North Korea was excluded from the Beijing Winter Games held one year ago as punishment for not sending a team to the Tokyo Summer Games in July 2021. North Korea claimed it was protecting athletes from the COVID-19 pandemic.
Bach said in September 2021 when issuing the ban that taking part in the Olympics can “show to the world how it could look like if everybody would respect the same rules, if everybody would live together peacefully without any kind of discrimination.”
Afghanistan could be banned from Paris next year for denying women and girls the right to play sport. The Charter says “every individual must have the possibility of practicing sport, without discrimination.”
The IOC was urged by the World Anti-Doping Agency (WADA) to issue a blanket ban on Russia less than a month before the 2016 Rio de Janeiro Olympics.
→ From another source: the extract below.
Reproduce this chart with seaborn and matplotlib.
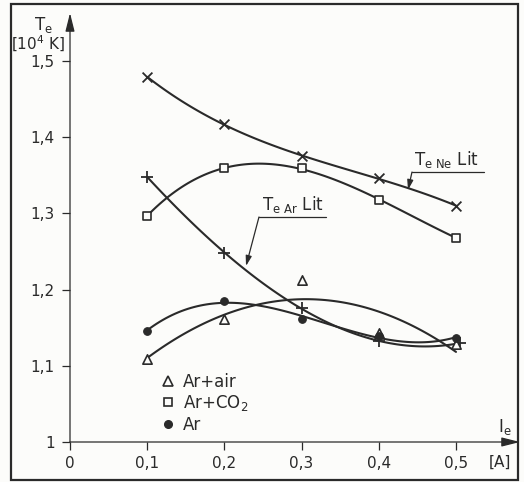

A hectic lead-in to those Olympics saw WADA-appointed investigator Richard McLaren detail the Russian state-backed doping scheme at the 2014 Sochi Winter Games.
After the IOC pledged to explore legal options, it instead asked governing bodies of individual Olympic sports to decide within days how, and which, Russian athletes could be eligible for Rio. A flurry of appeals went to the Court of Arbitration for Sport.
A similar scenario of legal uncertainty could play out before Russians and Belarusians compete in Paris, sports law academic Antoine Duval cautioned on Friday.
“It would be very political and very ad hoc, and with different types of approaches to the issue,” Duval told The Associated Press in a telephone interview.
THE IOC’s suggested option of Russian and Belarusian athletes competing in Paris as neutral athletes without their flag, anthem or national team name has precedent.
It’s how individual Yugoslavians, but not teams, could compete as independent athletes at the 1992 Barcelona Olympics during the civil war in the Balkans. U.N. sanctions were in force then.
Kuwait competed as independent athletes under the Olympic flag in 2016 because of a relatively trivial issue of a government-backed sports law that was unacceptable to the IOC.
Fallout from the Russian doping scandal has meant teams at the past three Olympics starting in 2018 competed under supposedly neutral names—Olympic Athlete from Russia, and ROC (for Russian Olympic Committee)—without flag and anthem.
Dressed in distinctively Russian colors of red, white and blue, however, it was a compromise unsatisfactory to many. Any Russians competing in Paris will likely be dressed in genuinely neutral colors.